3) Flown Command Module instrument card, from astronaut Richard Gordon. It is the instrument panel checklist used for electrical power system aborts during launch and reentry. And this was this mission that made it all very topical!
Apollo 12 was struck by lightning twice after takeoff, with the engine's plume of plasma acting as a lightning rod to Earth. This flipped circuit breakers for all of the fuel cells and disabled the instrumentation in the Command Module housing the astronauts, flipping almost every warning light. But the Saturn V rocket continued to fly normally, guided by the Saturn V flight control computer, which functions independently from the Command Module and is located in a huge ring lower down the rocket. Autopilot FTW. The card is just missing the essential "SCE to AUX"
4) Saturn V flight control computer. It's an analog computer that received attitude error signals from the Launch Vehicle Digital Computer and flight dynamic measurements from the on-board accelerometers and rate gyros to generate output commands to steer the Saturn V by gimbaling the engines during ascent.

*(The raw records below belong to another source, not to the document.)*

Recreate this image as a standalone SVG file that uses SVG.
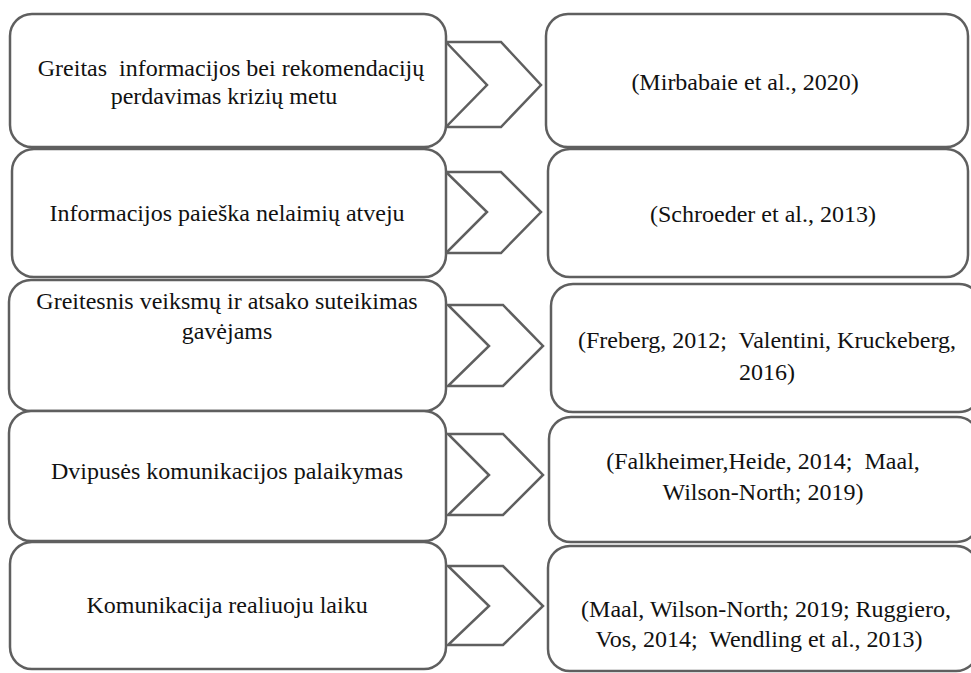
<svg xmlns="http://www.w3.org/2000/svg" width="971" height="673" viewBox="0 0 971 673">
<style>
.box{fill:#fff;stroke:#5f5f5f;stroke-width:2.5}
.chev{fill:#fff;stroke:#5f5f5f;stroke-width:2.5;stroke-linejoin:miter}
text{font-family:"Liberation Serif","Times New Roman",serif;font-size:24px;fill:#111;text-anchor:middle;white-space:pre}
</style>
<rect width="971" height="673" fill="#fff"/>
<g id="connectors">
<polygon class="chev" points="446,42 501,42 541,85 501,127 446,127 487,85"/>
<polygon class="chev" points="446,172 501,172 541,212 501,253 446,253 487,212"/>
<polygon class="chev" points="448,305 503,305 543,346 503,386 448,386 489,346"/>
<polygon class="chev" points="448,434 503,434 543,475 503,515 448,515 489,475"/>
<polygon class="chev" points="448,566 503,566 543,606 503,645 448,645 489,606"/>
</g>
<g id="left1"><rect class="box" x="10" y="14" width="436" height="133" rx="22"/>
<text x="231" y="76">Greitas  informacijos bei rekomendacijų</text><text x="224" y="104">perdavimas krizių metu</text></g>
<g id="right1"><rect class="box" x="546" y="14" width="422" height="133" rx="22"/>
<text x="745" y="90">(Mirbabaie et al., 2020)</text></g>
<g id="left2"><rect class="box" x="12" y="149" width="434" height="128" rx="22"/>
<text x="227" y="221">Informacijos paieška nelaimių atveju</text></g>
<g id="right2"><rect class="box" x="548" y="149" width="420" height="128" rx="22"/>
<text x="763" y="222">(Schroeder et al., 2013)</text></g>
<g id="left3"><rect class="box" x="9" y="280" width="437" height="131" rx="22"/>
<text x="227" y="309">Greitesnis veiksmų ir atsako suteikimas</text><text x="227" y="339">gavėjams</text></g>
<g id="right3"><rect class="box" x="551" y="284" width="430" height="128" rx="22"/>
<text x="767" y="348">(Freberg, 2012;  Valentini, Kruckeberg,</text><text x="767" y="380">2016)</text></g>
<g id="left4"><rect class="box" x="9" y="411" width="437" height="130" rx="22"/>
<text x="227" y="479">Dvipusės komunikacijos palaikymas</text></g>
<g id="right4"><rect class="box" x="549" y="417" width="430" height="125" rx="22"/>
<text x="763" y="469">(Falkheimer,Heide, 2014;  Maal,</text><text x="763" y="500">Wilson-North; 2019)</text></g>
<g id="left5"><rect class="box" x="10" y="542" width="436" height="127" rx="22"/>
<text x="227" y="613">Komunikacija realiuoju laiku</text></g>
<g id="right5"><rect class="box" x="548" y="546" width="430" height="125" rx="22"/>
<text x="766" y="617">(Maal, Wilson-North; 2019; Ruggiero,</text><text x="759" y="647">Vos, 2014;  Wendling et al., 2013)</text></g>
</svg>
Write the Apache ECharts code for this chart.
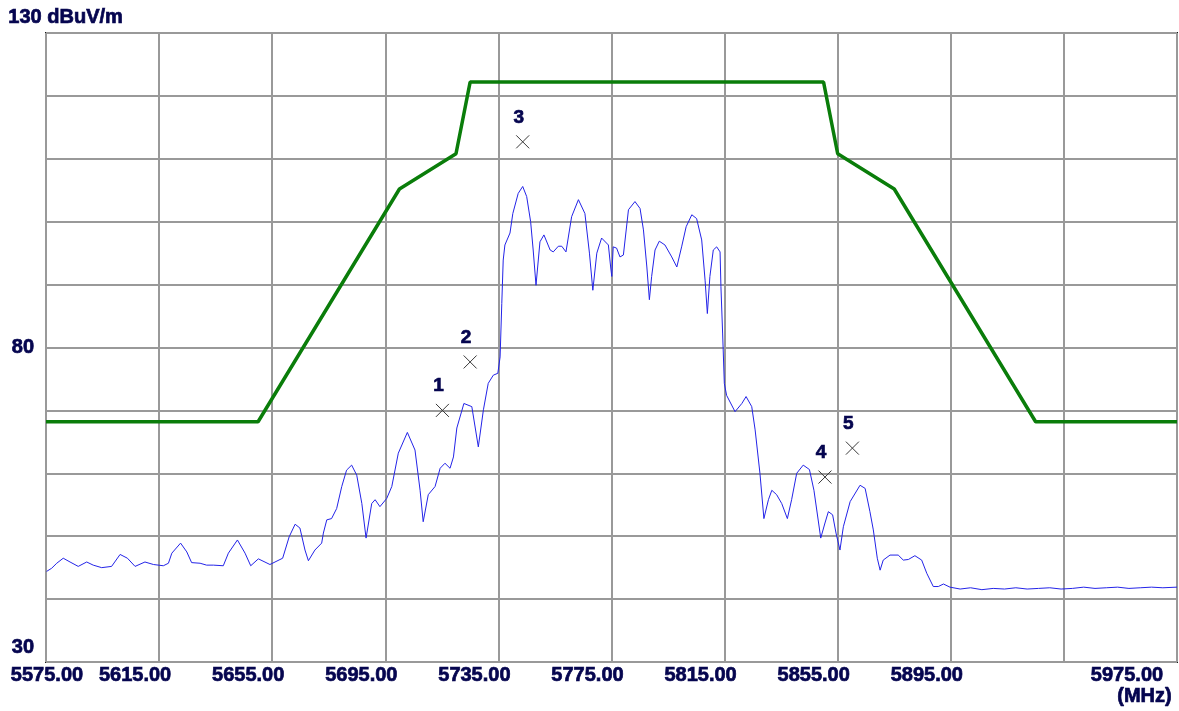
<!DOCTYPE html>
<html>
<head>
<meta charset="utf-8">
<script src="https://cdn.jsdelivr.net/npm/echarts@6/dist/echarts.min.js"></script>
<style>
html,body{margin:0;padding:0;background:#fff;}
#chart{width:1179px;height:711px;}
</style>
</head>
<body>
<div id="chart"></div>
<script>
// ---- data ----
var startMHz = 5575;
var endMHz = 5975;
var stepMHz = 40;
var yMin = 30, yMax = 130, yStep = 10;
var yTickLabels = [30, 80];
var yUnitLabel = '130 dBuV/m';
var xUnitLabel = '(MHz)';

var traceFreq = [5575.2,5577.0,5578.8,5581.1,5583.5,5586.4,5589.4,5591.7,5594.7,5598.2,5601.2,5603.8,5606.5,5610.0,5613.0,5616.5,5618.3,5619.5,5622.6,5624.8,5626.5,5629.5,5631.8,5634.2,5637.7,5639.5,5642.7,5645.4,5647.4,5650.1,5654.2,5656.0,5658.7,5661.0,5663.1,5664.8,5666.6,5667.8,5670.1,5672.5,5673.1,5674.3,5676.0,5677.8,5679.6,5681.3,5683.1,5684.9,5686.7,5688.2,5690.2,5691.4,5693.1,5695.5,5697.3,5699.6,5702.8,5705.5,5707.3,5708.4,5710.2,5712.6,5714.4,5716.1,5717.9,5719.1,5720.3,5722.8,5725.6,5727.9,5729.7,5731.4,5733.2,5734.8,5735.6,5736.2,5736.7,5737.3,5739.1,5740.1,5742.0,5743.6,5745.0,5746.4,5747.3,5748.3,5749.7,5751.1,5753.3,5754.4,5756.2,5757.4,5758.9,5760.9,5763.3,5765.6,5767.2,5768.4,5769.8,5771.5,5773.9,5774.7,5775.1,5775.6,5776.8,5778.0,5779.2,5781.0,5783.3,5785.1,5786.3,5787.5,5788.4,5789.2,5790.4,5791.9,5793.9,5796.3,5798.1,5799.8,5801.4,5803.4,5805.1,5806.9,5808.1,5808.9,5809.8,5811.0,5812.2,5813.4,5813.7,5814.3,5814.9,5815.7,5818.7,5821.1,5822.6,5824.6,5825.8,5827.5,5828.9,5830.5,5831.7,5833.4,5835.2,5837.2,5838.7,5840.5,5842.8,5845.0,5846.6,5849.0,5850.5,5851.7,5853.2,5854.4,5855.8,5857.0,5859.4,5862.9,5864.7,5866.4,5867.6,5868.6,5869.0,5870.0,5871.1,5873.5,5876.4,5878.2,5880.0,5882.3,5884.7,5886.5,5888.8,5890.6,5892.4,5894.7,5898.3,5902,5906,5910,5914,5918,5922,5926,5930,5934,5938,5942,5946,5950,5954,5958,5962,5966,5970,5975];
var traceLevel = [44.4,44.9,45.7,46.5,45.9,45.2,45.9,45.4,45.0,45.2,47.1,46.5,45.2,45.9,45.5,45.3,45.7,47.3,48.9,47.5,45.8,45.7,45.4,45.4,45.3,47.3,49.4,47.3,45.3,46.4,45.5,45.9,46.5,49.9,51.9,51.3,47.8,46.1,47.8,48.9,50.5,52.6,52.8,54.4,57.9,60.5,61.3,59.7,55.2,49.7,55.2,55.8,54.7,56.0,57.9,63.2,66.5,63.7,57.3,52.3,56.6,57.9,60.8,61.6,60.8,62.6,67.2,71.1,70.6,64.2,70.1,74.3,75.6,75.9,78.5,87.0,93.9,96.3,98.2,101.3,104.5,105.6,104.0,100.0,95.5,89.9,96.8,97.9,95.5,95.2,96.1,96.1,95.2,100.8,103.5,101.3,95.0,89.1,95.0,97.4,96.3,92.8,91.3,96.0,95.8,94.4,94.7,101.9,103.2,102.1,98.7,92.8,87.6,91.3,95.5,96.9,96.3,94.4,92.8,96.0,99.2,101.1,100.5,97.1,90.7,85.4,91.3,95.5,96.0,95.2,89.7,82.3,74.3,72.4,69.8,71.1,72.2,70.6,66.9,60.0,52.8,55.8,57.3,56.6,55.2,52.8,55.8,60.0,61.3,60.6,57.3,49.7,52.1,53.9,53.4,50.5,47.8,51.5,55.5,58.1,57.6,53.9,51.0,47.8,46.5,44.6,46.2,47.0,47.0,46.2,46.3,46.9,46.2,44.1,42.0,42.0,42.4,41.9,41.6,41.8,41.5,41.7,41.6,41.8,41.6,41.7,41.8,41.6,41.7,41.9,41.7,41.8,41.9,41.7,41.8,41.9,41.8,41.9];

var limitFreq = [5575,5650,5700,5720,5725,5850,5855,5875,5925,5975];
var limitLevel = [68.2,68.2,105.2,110.8,122.2,122.2,110.8,105.2,68.2,68.2];

var markerNames = ['1','2','3','4','5'];
var markerFreq = [5715.2,5725.0,5743.6,5850.5,5860.2];
var markerLevel = [70.0,77.7,112.7,59.4,64.0];

// ---- build ----
function pairs(fs, vs){ return fs.map(function(f,i){ return [f - startMHz, vs[i]]; }); }
var navy = '#05054f';
var fontFam = '"Liberation Sans", Arial, sans-serif';
function txt(size, extra){
  var o = {color: navy, fontFamily: fontFam, fontWeight: 'bold', fontSize: size, textBorderColor: navy, textBorderWidth: 0.7};
  if (extra) for (var k in extra) o[k] = extra[k];
  return o;
}

var chart = echarts.init(document.getElementById('chart'), null, {renderer:'canvas'});
chart.setOption({
  animation: false,
  backgroundColor: '#fff',
  grid: {left: 46, right: 2, top: 33, bottom: 49, show: true, borderColor: '#1a1a1a', borderWidth: 2, containLabel: false, outerBoundsMode: 'none'},
  xAxis: {
    type: 'value', min: 0, max: endMHz - startMHz, interval: stepMHz,
    axisLine: {show: false}, axisTick: {show: false},
    splitLine: {show: true, lineStyle: {color: '#999', width: 2}},
    axisLabel: Object.assign(txt(20), {
      interval: 0, margin: 3, hideOverlap: false, showMinLabel: true, showMaxLabel: true,
      formatter: function(v){
        var f = v + startMHz;
        var s = f.toFixed(2);
        if (v === 0) return '{a|' + s + '}';
        if (f === endMHz) return '{c|' + s + '}';
        if (f === endMHz - stepMHz) return '';
        return '{b|' + s + '}';
      },
      rich: {
        a: txt(20, {padding: [0,0,0,2]}),
        b: txt(20, {padding: [0,48,0,0]}),
        c: txt(20, {padding: [0,100,0,0]})
      }
    })
  },
  yAxis: {
    type: 'value', min: yMin, max: yMax, interval: yStep,
    axisLine: {show: false}, axisTick: {show: false},
    splitLine: {show: true, lineStyle: {color: '#999', width: 2}},
    axisLabel: Object.assign(txt(20), {
      margin: 12,
      formatter: function(v){
        if (yTickLabels.indexOf(v) < 0) return '';
        if (v === yMin) return '{lo|' + v + '}';
        return '{n|' + v + '}';
      },
      rich: {
        n: txt(20),
        lo: txt(20, {padding: [0,0,30,0]})
      }
    })
  },
  graphic: [
    {type: 'text', left: 8, top: 7, style: {text: yUnitLabel, fill: navy, stroke: navy, lineWidth: 0.7, font: 'bold 20px ' + fontFam}},
    {type: 'text', right: 7, top: 686, style: {text: xUnitLabel, fill: navy, stroke: navy, lineWidth: 0.7, font: 'bold 20px ' + fontFam}}
  ],
  series: [
    {type: 'line', data: pairs(limitFreq, limitLevel), showSymbol: false, lineStyle: {color: '#0a7d0a', width: 3.5}, z: 3},
    {type: 'line', data: pairs(traceFreq, traceLevel), showSymbol: false, lineStyle: {color: '#2323e8', width: 1}, z: 4},
    {type: 'scatter', data: markerFreq.map(function(f,i){ return {value: [f - startMHz, markerLevel[i]], name: markerNames[i]}; }),
     symbol: 'path://M0,0L10,10M10,0L0,10', symbolSize: 13,
     itemStyle: {color: 'rgba(0,0,0,0)', borderColor: '#3a3a3a', borderWidth: 1, opacity: 1},
     label: {show: true, position: 'top', distance: 8, offset: [-4, 0],
       formatter: function(p){ return '{m|' + p.name + '}'; },
       rich: {m: txt(19)}},
     emphasis: {disabled: true},
     z: 5}
  ]
});
</script>
</body>
</html>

Launched just four months after Apollo 11, this mission featured several firsts. Apollo 12 was: the first rocket launch attended by a U.S. president (Richard Nixon); the first precision lunar landing (Conrad landed within a few hundred feet of target); the first human examination of a previously-launched space probe (Surveyor 3); the first color television camera on the moon; and the first installation of a nuclear-powered Apollo Lunar Surface Experiments Package (ALSEP) for long-term data transfer back to earth.